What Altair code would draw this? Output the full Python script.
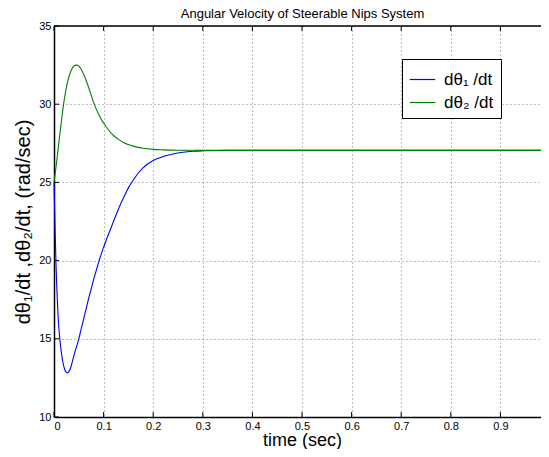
import altair as alt
import pandas as pd

# time (s) and values
t1 = [0.0, 0.002, 0.004, 0.006, 0.008, 0.010, 0.012, 0.015, 0.018, 0.021, 0.024, 0.027,
      0.030, 0.034, 0.038, 0.042, 0.046, 0.050, 0.055, 0.060, 0.065, 0.070, 0.075, 0.080,
      0.085, 0.090, 0.095, 0.100, 0.110, 0.120, 0.130, 0.140, 0.150, 0.160, 0.170, 0.180,
      0.200, 0.220, 0.240, 0.260, 0.280, 0.300, 0.350, 0.400, 0.500, 0.600, 0.700, 0.800,
      0.900, 1.000]
w1 = [25.0, 22.3, 19.8, 18.0, 16.6, 15.6, 14.9, 14.1, 13.5, 13.1, 12.88, 12.83,
      12.9, 13.2, 13.65, 14.15, 14.55, 15.0, 15.65, 16.3, 16.95, 17.6, 18.2, 18.8,
      19.35, 19.9, 20.4, 20.85, 21.7, 22.5, 23.3, 24.0, 24.65, 25.15, 25.6, 25.95,
      26.4, 26.65, 26.82, 26.93, 26.99, 27.02, 27.05, 27.05, 27.05, 27.05, 27.05, 27.05,
      27.05, 27.05]

t2 = [0.0, 0.004, 0.008, 0.012, 0.016, 0.020, 0.024, 0.028, 0.032, 0.036, 0.040, 0.0445,
      0.050, 0.055, 0.060, 0.065, 0.070, 0.075, 0.080, 0.085, 0.090, 0.095, 0.100, 0.110,
      0.120, 0.130, 0.140, 0.150, 0.160, 0.170, 0.180, 0.200, 0.220, 0.250, 0.300, 0.400,
      0.500, 0.600, 0.700, 0.800, 0.900, 1.000]
w2 = [25.0, 25.95, 27.05, 28.15, 29.2, 30.15, 30.9, 31.5, 31.95, 32.25, 32.43, 32.5,
      32.44, 32.22, 31.9, 31.5, 31.05, 30.57, 30.1, 29.7, 29.35, 29.05, 28.8, 28.35,
      28.0, 27.75, 27.55, 27.42, 27.32, 27.24, 27.18, 27.11, 27.08, 27.06, 27.05, 27.05,
      27.05, 27.05, 27.05, 27.05, 27.05, 27.05]

series_names = ["dθ₁ /dt", "dθ₂ /dt"]
series_colors = ["#0000FF", "#008000"]
x_ticks = [0, 0.1, 0.2, 0.3, 0.4, 0.5, 0.6, 0.7, 0.8, 0.9, 1.0]
y_ticks = [10, 15, 20, 25, 30, 35]
x_domain = [0, 1]
y_domain = [10, 35]

df = pd.concat([
    pd.DataFrame({"t": t1, "w": w1, "s": series_names[0], "o": range(len(t1))}),
    pd.DataFrame({"t": t2, "w": w2, "s": series_names[1], "o": range(len(t2))}),
])

W, H = 487, 391
XR = 496  # full axis length; the right end falls just outside the window as in the reference
FONT = "Liberation Sans"

xscale = alt.Scale(domain=x_domain, nice=False, range=[0, XR])
yscale = alt.Scale(domain=y_domain, nice=False)

lines = alt.Chart(df).mark_line(strokeWidth=1.1, interpolate="monotone").encode(
    x=alt.X("t:Q", scale=xscale,
            axis=alt.Axis(title="time (sec)", values=x_ticks, format="~g",
                          grid=True, ticks=False, labelPadding=3,
                          titleFontSize=18, titleBaseline="alphabetic",
                          titleY=28, titleX=248)),
    y=alt.Y("w:Q", scale=yscale,
            axis=alt.Axis(title="dθ₁/dt ,dθ₂/dt, (rad/sec)", values=y_ticks,
                          grid=True, ticks=False, labelPadding=3,
                          titleFontSize=20, titlePadding=5)),
    color=alt.Color("s:N", scale=alt.Scale(domain=series_names, range=series_colors),
                    legend=alt.Legend(title=None, orient="none", legendX=348, legendY=33,
                                      symbolType="stroke", symbolSize=650,
                                      symbolStrokeWidth=1.2, labelFontSize=17,
                                      labelFont=FONT, fillColor="white",
                                      strokeColor="black", padding=7, rowPadding=1,
                                      labelOffset=8, offset=0)),
    order="o:Q",
)

xt = pd.DataFrame({"t": x_ticks})
yt = pd.DataFrame({"w": y_ticks})
frame = pd.DataFrame({"t": x_domain, "w": [y_domain[1], y_domain[1]]})

xtick_bot = alt.Chart(xt).mark_rule(color="black", strokeWidth=1).encode(
    x=alt.X("t:Q", scale=xscale), y=alt.value(H), y2=alt.value(H - 5))
xtick_top = alt.Chart(xt).mark_rule(color="black", strokeWidth=1).encode(
    x=alt.X("t:Q", scale=xscale), y=alt.value(0), y2=alt.value(5))
ytick = alt.Chart(yt).mark_rule(color="black", strokeWidth=1).encode(
    y=alt.Y("w:Q", scale=yscale), x=alt.value(0), x2=alt.value(5))
top_line = alt.Chart(frame).mark_line(color="black", strokeWidth=1.5).encode(
    x=alt.X("t:Q", scale=xscale), y=alt.Y("w:Q", scale=yscale))

chart = alt.layer(lines, xtick_bot, xtick_top, ytick, top_line).properties(
    width=W, height=H,
    title=alt.TitleParams("Angular Velocity of Steerable Nips System", fontSize=13,
                          font=FONT, fontWeight="normal", anchor="middle", dx=5,
                          offset=0, dy=1),
    autosize=alt.AutoSizeParams(type="none"),
    padding={"left": 46, "top": 18, "right": 0, "bottom": 32},
).configure_axis(
    labelFont=FONT, titleFont=FONT, labelFontSize=11, labelColor="black",
    titleColor="black", titleFontWeight="normal", domainColor="black", domainWidth=1.5,
    gridColor="#333333", gridDash=[1, 3], gridWidth=0.8, gridOpacity=0.8,
).configure_view(
    stroke=None
)

chart.save("out.html", embed_options={"renderer": "svg", "actions": False})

+---+

# [OBJECTIVE]
Please extract exactly the lines of the data, from the first through the line containing "import pandas as pd", and add no pictures to the copy.

# [WRITTEN SOLUTION]
What Altair code would draw this? Output the full Python script.
import altair as alt
import pandas as pd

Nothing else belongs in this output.